Mes inquiétudes sont ailleurs, en fait : ce sont les problématiques liées à l’énergie, même si on a accéléré en faveur des énergies propres en mettant quand même deux milliards d’euros sur l’hydrogène. Parallèlement, il va bien falloir s’assurer qu’on va vraiment basculer dans un système global d’énergie véritablement « verte », durable et renouvelable. Ce critère sera fondamental, et là, je suis absolument certain que nous serons les premiers à « passer la ligne », pour reprendre votre métaphore. On n’a pas encore les ailes de Pégase, mais nos concurrents, avec le charbon par exemple, ont de véritables boulets aux pieds… »
*BIOGRAPHIE DE BRUNO BONNELL
Né en Algérie en 1958, Bruno Bonnell s’est installé à Lyon avec sa famille d’origine catalane alors qu’il était âgé de huit ans.
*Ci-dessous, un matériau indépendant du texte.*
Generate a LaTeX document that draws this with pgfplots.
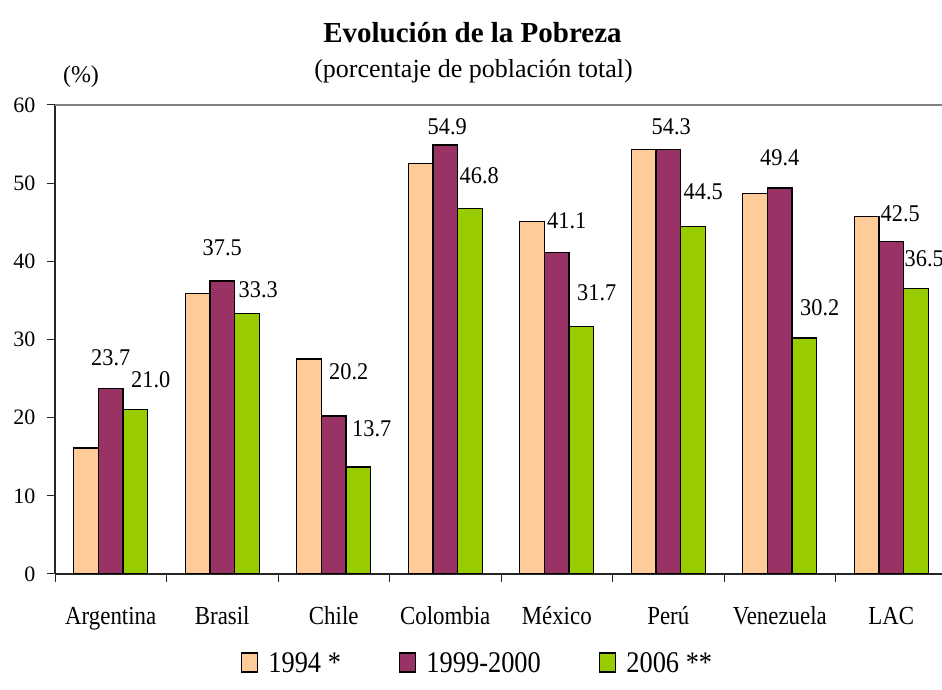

Bachelier dès l’âge de seize ans, il a alors entamé une formation scientifique, avant de se passionner pour l’économie et l’informatique. En 1983, il cofonde Infogrames qui deviendra assez vite le leader mondial des jeux vidéo, avant d’être cédé à l’américain Atari. Devenu « serial-entrepreneur » avant l’heure, Bruno Bonnell n’aura alors de cesse d’innover, au sein de multiples sociétés. Élu député en 2017 au sein du groupe LREM, cette figure du monde entrepreneurial lyonnais ne s’est pas représentée aux Élections législatives de juin 2022 et est devenu, depuis six mois, le pilote de France 2030 et ses 54 milliards de capacité d’investissement en faveur de l’innovation en France.